Sunday, October 12, 2008

Night is a Bedroom Lampshade

Jewel Robbery (1932)
directed by William Dieterle
rating: 5 out of 5 cravats
on TCM at Syl's

When I am asked, someday, to name the greats, I will begin with a horror film and end here. Ernst Lubitsch's women are like F. Scott Fitzgerald's: oddly unappreciated in spite of their author's fame. Trouble in Paradise was released the same year as Jewel Robbery, and Kay Francis stars in both. They are the only films of hers I've seen.

When all is said and done, I'll take Jewel Robbery. No doubt intended to capitalize on the success of the early Lubitsch musicals (although, come to think of it, without the singing), this gem from Portrait of Jennie director William Dieterle and writer Erwin S. Gelsey says something very true about the grace and humanity of happiness. The most impossible love - the love between opposites, lady and thief, bachelor and wife - is, here, a love to bring out the best in everyone. No conflict begins that does not retreat meekly, gently, even humorously before the hope that any sacrifice in service of the right romantic gesture is always worthwhile.
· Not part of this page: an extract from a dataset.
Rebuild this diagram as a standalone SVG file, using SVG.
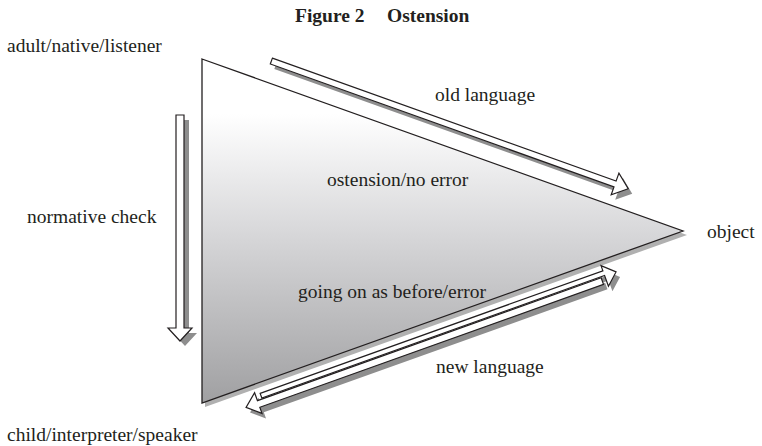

Jewel Robbery is much else besides: a stoner comedy (one of the first?), a class on screwball, and a ninety-minute reminder of why we care about film stars. It is less a fiction than a dream, and as such, the less possible of the two. Twice as nice as either, though. Anyone who says the Hays Code inspired studio screenwriters' best work hasn't watched enough movies.